こんにちは
ここ最近急性精神病(詳細はあとで)あるいは統合失調症の急激な悪化の方と関係する機会が重なったのでこれを機に一度記載しておこうと思います。
精神病とは
精神科医のいう”精神病”は一般の人のいうそれよりは意味が限定されていることが多いです。一般の方のいう精神病は、いわゆる精神科医のいう”精神障害”のことで精神的不調がかさみ心身がやられてしまう状態、精神科が扱う疾患全体のことを指していることが多いように思います。では精神科での”精神病”とはなにかというと、妄想や幻覚を呈するものを指します。
妄想とは
妄想というのも精神医学用語としては日常で使うものと違い、一般的に間違った、異なるもの、状況を確信しそれが説得によっても訂正不能であるものを指します。「自分が有名人でセレブな生活をしていたら」と思いをはせる(精神科では”空想”と呼び区別します)こと場合、おおくの場合有名人でもセレブでもないので事実と異なります。そしてそれを思っている人は実際はそうじゃないけどそうだったら、と多少の楽しみも込めて空想するわけです。一方、”妄想”となると「自分が有名人でセレブな生活をしていたら」ではなく、「自分は有名人で、セレブな生活をしている」と確信し、周りが否定しても本人は自分以外のすべてが間違っている、とそれに取り合わない状態になってしまいます。
幻覚とは
幻覚についても定義があります。よく実際に動いていないものが動いている画像(サムネイル画像のような)だったり柳の枝が人影にみえたり、天井のしみが人の顔にみえたりすることがあると思います。これらはまとめて”錯覚”といい、現実にある対象を間違って認識してしまった結果起きるものです。空耳とかもこれに入ります。一方、”幻覚”とは対照が現実にないのに認識してしまうことをいいます。ものの影がやおら動き出し人型になって両手を挙げて自分に迫ってくるなど動きを伴うことがあります。統合失調症などでみられる”幻聴”についても、誰もいないはずなのに自分に語り掛けてくる声が聞こえるという対象のないものになります。
統合失調症や急性精神病
このように妄想や幻覚を呈するものを”精神病”と呼びます。その代表が統合失調症で、幻聴と妄想が持続して呈するものをいいます。そのほかにも双極性感情障害、アルコール、薬物の中毒症状、脳炎などでもみられることがあります。
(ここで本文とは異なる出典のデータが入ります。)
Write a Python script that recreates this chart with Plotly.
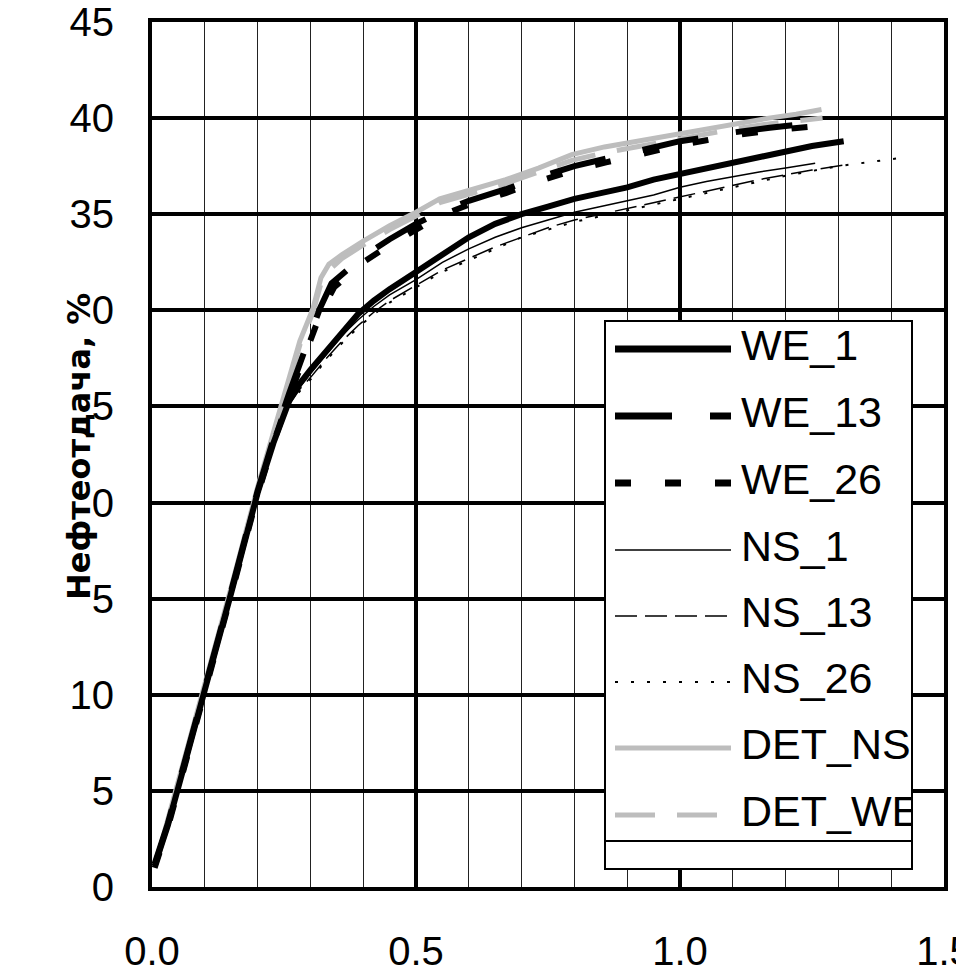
import plotly.graph_objects as go

# ---------------- data ----------------
we1_x = [0.005, 0.03, 0.05, 0.10, 0.15, 0.20, 0.23, 0.26, 0.28, 0.30, 0.33, 0.36, 0.39, 0.42, 0.45,
         0.50, 0.55, 0.60, 0.65, 0.70, 0.75, 0.80, 0.85, 0.90, 0.95, 1.00, 1.05, 1.10, 1.15, 1.20, 1.25, 1.31]
we1_y = [1.1, 3.2, 5.2, 10.2, 15.3, 20.5, 23.1, 25.3, 26.2, 26.9, 27.9, 28.9, 29.8, 30.5, 31.1,
         32.0, 32.9, 33.8, 34.5, 35.0, 35.4, 35.8, 36.1, 36.4, 36.8, 37.1, 37.4, 37.7, 38.0, 38.3, 38.55, 38.8]

we13_x = [0.005, 0.03, 0.05, 0.10, 0.15, 0.20, 0.23, 0.26, 0.29, 0.318, 0.34, 0.37, 0.40, 0.45, 0.50,
          0.545, 0.60, 0.67, 0.73, 0.80, 0.86, 0.92, 1.00, 1.05, 1.10, 1.17, 1.21, 1.256]
we13_y = [1.2, 3.3, 5.3, 10.3, 15.4, 20.6, 23.3, 25.7, 28.1, 30.1, 31.4, 32.1, 32.8, 33.7, 34.5,
          35.1, 35.7, 36.3, 36.9, 37.5, 37.9, 38.3, 38.8, 39.0, 39.25, 39.5, 39.6, 39.75]

we26_x = [0.005, 0.03, 0.05, 0.10, 0.15, 0.20, 0.23, 0.26, 0.29, 0.32, 0.345, 0.37, 0.40, 0.45, 0.50,
          0.545, 0.60, 0.67, 0.73, 0.80, 0.86, 0.92, 1.00, 1.05, 1.10, 1.17, 1.245]
we26_y = [1.0, 3.1, 5.1, 10.1, 15.2, 20.4, 23.1, 25.5, 27.8, 29.9, 31.2, 31.8, 32.5, 33.4, 34.2,
          34.9, 35.5, 36.1, 36.7, 37.3, 37.7, 38.1, 38.6, 38.85, 39.1, 39.35, 39.55]

ns1_x = [0.005, 0.03, 0.05, 0.10, 0.15, 0.20, 0.23, 0.26, 0.28, 0.30, 0.33, 0.36, 0.39, 0.42, 0.45,
         0.50, 0.55, 0.60, 0.65, 0.70, 0.75, 0.80, 0.85, 0.90, 0.95, 1.00, 1.05, 1.10, 1.15, 1.20, 1.256]
ns1_y = [1.1, 3.2, 5.2, 10.2, 15.3, 20.5, 23.1, 25.2, 26.0, 26.7, 27.7, 28.7, 29.5, 30.2, 30.8,
         31.6, 32.5, 33.2, 33.8, 34.3, 34.7, 35.1, 35.4, 35.7, 36.0, 36.4, 36.7, 36.95, 37.2, 37.4, 37.65]

ns13_x = [0.005, 0.03, 0.05, 0.10, 0.15, 0.20, 0.23, 0.26, 0.28, 0.30, 0.33, 0.36, 0.39, 0.42, 0.45,
          0.50, 0.55, 0.60, 0.65, 0.70, 0.75, 0.80, 0.85, 0.90, 0.95, 1.00, 1.05, 1.10, 1.15, 1.20, 1.25, 1.32]
ns13_y = [1.1, 3.2, 5.2, 10.2, 15.3, 20.5, 23.1, 25.1, 25.9, 26.5, 27.5, 28.4, 29.2, 29.9, 30.5,
          31.3, 32.1, 32.7, 33.3, 33.8, 34.3, 34.7, 35.0, 35.3, 35.6, 35.9, 36.2, 36.5, 36.8, 37.05, 37.3, 37.6]

ns26_x = [0.005, 0.03, 0.05, 0.10, 0.15, 0.20, 0.23, 0.26, 0.28, 0.30, 0.33, 0.36, 0.39, 0.42, 0.45,
          0.50, 0.55, 0.60, 0.65, 0.70, 0.75, 0.80, 0.85, 0.90, 0.95, 1.00, 1.10, 1.20, 1.30, 1.36, 1.41]
ns26_y = [1.1, 3.2, 5.2, 10.2, 15.3, 20.5, 23.1, 25.1, 25.8, 26.4, 27.4, 28.3, 29.1, 29.8, 30.4,
          31.2, 32.0, 32.6, 33.2, 33.8, 34.2, 34.6, 34.9, 35.2, 35.5, 35.8, 36.4, 37.0, 37.5, 37.7, 37.9]

detns_x = [0.01, 0.03, 0.05, 0.10, 0.15, 0.20, 0.25, 0.28, 0.305, 0.32, 0.335, 0.36, 0.40, 0.45, 0.50,
           0.545, 0.608, 0.67, 0.732, 0.795, 0.857, 0.919, 0.998, 1.05, 1.106, 1.168, 1.22, 1.268]
detns_y = [1.5, 3.5, 5.6, 10.6, 15.6, 20.8, 25.6, 28.4, 30.1, 31.7, 32.4, 32.9, 33.6, 34.4, 35.1,
           35.8, 36.3, 36.8, 37.4, 38.1, 38.5, 38.8, 39.2, 39.45, 39.7, 40.0, 40.2, 40.45]

detwe_x = [0.01, 0.03, 0.05, 0.10, 0.15, 0.20, 0.25, 0.28, 0.305, 0.32, 0.34, 0.36, 0.40, 0.45, 0.50,
           0.545, 0.608, 0.67, 0.732, 0.795, 0.857, 0.919, 0.998, 1.05, 1.106, 1.168, 1.22, 1.27]
detwe_y = [1.4, 3.4, 5.5, 10.5, 15.5, 20.7, 25.5, 28.2, 29.9, 31.4, 32.2, 32.7, 33.4, 34.2, 34.9,
           35.6, 36.1, 36.6, 37.2, 37.8, 38.2, 38.5, 38.9, 39.2, 39.45, 39.7, 39.85, 40.0]

series_names = ["WE_1", "WE_13", "WE_26", "NS_1", "NS_13", "NS_26", "DET_NS", "DET_WE"]
series_x = [we1_x, we13_x, we26_x, ns1_x, ns13_x, ns26_x, detns_x, detwe_x]
series_y = [we1_y, we13_y, we26_y, ns1_y, ns13_y, ns26_y, detns_y, detwe_y]

x_ticks = [0.0, 0.5, 1.0, 1.5]
y_ticks = [0, 5, 10, 15, 20, 25, 30, 35, 40, 45]
y_title = "Нефтеотдача, %"

# ---------------- styles ----------------
GRAY = "#bdbdbd"
styles = [
    dict(color="black", width=6, dash="solid"),
    dict(color="black", width=6, dash="57px,38px"),
    dict(color="black", width=6, dash="16px,34px"),
    dict(color="black", width=1.5, dash="solid"),
    dict(color="black", width=1.5, dash="22px,8px"),
    dict(color="black", width=2, dash="3px,13px"),
    dict(color=GRAY, width=5, dash="solid"),
    dict(color=GRAY, width=5, dash="40px,22px"),
]
draw_order = [6, 7, 0, 1, 2, 3, 4, 5]

FONT = "Liberation Sans, Arial, sans-serif"
W, H = 956, 973
L, R, T, B = 152, 12, 22, 86
PW, PH = W - L - R, H - T - B


def px_x(p):
    return (p - L) / PW


def px_y(p):
    return (H - B - p) / PH


fig = go.Figure()
for i in draw_order:
    fig.add_trace(go.Scatter(x=series_x[i], y=series_y[i], mode="lines", name=series_names[i],
                             line=styles[i], showlegend=False, hoverinfo="skip",
                             xaxis="x", yaxis="y"))

# ---------------- hand-built legend box (pixel coordinates inside an overlay subplot) ----------------
LX0, LX1, LY0, LY1 = 606, 911, 322, 868
row_y = [349, 416, 483, 550, 616, 682, 748, 815]
sample_x = [615, 731]
text_x = 741
sep_y = 841

for i in range(len(series_names)):
    st = dict(styles[i])
    if i in (0, 1, 2):
        st["width"] = 7
    fig.add_trace(go.Scatter(x=sample_x, y=[row_y[i], row_y[i]], mode="lines", line=st,
                             showlegend=False, hoverinfo="skip", xaxis="x2", yaxis="y2"))
fig.add_trace(go.Scatter(x=[text_x] * len(series_names), y=row_y, mode="text", text=series_names,
                         textposition="middle right", textfont=dict(family=FONT, size=43, color="black"),
                         cliponaxis=True, showlegend=False, hoverinfo="skip", xaxis="x2", yaxis="y2"))
fig.add_trace(go.Scatter(x=[LX0, LX1], y=[sep_y, sep_y], mode="lines", line=dict(color="black", width=2),
                         showlegend=False, hoverinfo="skip", xaxis="x2", yaxis="y2"))

fig.update_layout(
    width=W, height=H,
    margin=dict(l=L, r=R, t=T, b=B, pad=0, autoexpand=False),
    paper_bgcolor="white", plot_bgcolor="white",
    showlegend=False, hovermode=False,
    font=dict(family=FONT, color="black"),
    xaxis=dict(
        range=[0, 1.5], domain=[0, 1], tickmode="array", tickvals=x_ticks,
        ticktext=[f"{v:.1f}" for v in x_ticks],
        tickfont=dict(size=40, family=FONT, color="black"),
        ticks="outside", ticklen=0, ticklabelstandoff=26, ticklabeloverflow="allow",
        automargin=False,
        showgrid=True, gridcolor="black", gridwidth=3.5,
        minor=dict(dtick=0.1, tick0=0, showgrid=True, gridcolor="#222222", gridwidth=1.3),
        showline=True, mirror=True, linecolor="black", linewidth=4, zeroline=False,
    ),
    yaxis=dict(
        range=[0, 45], domain=[0, 1], tickmode="array", tickvals=y_ticks,
        tickfont=dict(size=40, family=FONT, color="black"),
        ticks="outside", ticklen=0, ticklabelstandoff=26, automargin=False,
        showgrid=True, gridcolor="black", gridwidth=4,
        showline=True, mirror=True, linecolor="black", linewidth=4, zeroline=False,
    ),
    xaxis2=dict(
        domain=[px_x(LX0), px_x(LX1)], range=[LX0, LX1], anchor="y2", automargin=False,
        showgrid=False, zeroline=False, showticklabels=False, ticks="",
        showline=True, mirror=True, linecolor="black", linewidth=2, fixedrange=True,
    ),
    yaxis2=dict(
        domain=[px_y(LY1), px_y(LY0)], range=[LY1, LY0], anchor="x2", automargin=False,
        showgrid=False, zeroline=False, showticklabels=False, ticks="",
        showline=True, mirror=True, linecolor="black", linewidth=2, fixedrange=True,
    ),
    # white box of the axis title (it sits over the first digits of some tick labels)
    shapes=[dict(type="rect", xref="paper", yref="paper", layer="above",
                 x0=px_x(62), x1=px_x(93), y0=px_y(645), y1=px_y(252),
                 fillcolor="white", line=dict(width=0))],
    annotations=[dict(
        text=y_title, textangle=-90, xref="paper", yref="paper",
        x=px_x(79), y=px_y(447), xanchor="center", yanchor="middle",
        showarrow=False,
        font=dict(family="DejaVu Sans, sans-serif", size=32, color="black", weight="bold"),
    )],
)

fig.write_html("out.html")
ここからややこしいことになるのですが、臨床をしているとたまに明らかに妄想や幻覚を呈していないがどれも似たような経過をたどるものを経験します。これらはICDやDSM(精神障害の診断基準)では統合失調症の亜型とされていますが、伝統的に非定型精神病と呼んだりしていてそれなりの特徴があります。まとまらない行動で不安や困惑が強く、一見するとせん妄(場合によってはこれも精神病にいれますが、一般的には身体疾患などで体の状況が悪く意識障害のため寝ぼけた状態になることをいいます)のようですが、明らかな原因がないかわからないものをいいます。これらは一時的に症状が続くのですが、ある時からひょこっとよくなって病前の状態と変わらない状態まで回復します。そのため急性一過性精神病性障害とも呼ばれたりします。きちんと対応すればよくなるものなのでできる限り偏見に至らないようにすることが重要になります。
最近ではこの中に抗NMDA受容体脳炎という自己免疫疾患(免疫の異常で自身を標的にしてしまう病気)があるといわれたりしています。もしかしたら統合失調症などと異なり体の病気なのかもしれません。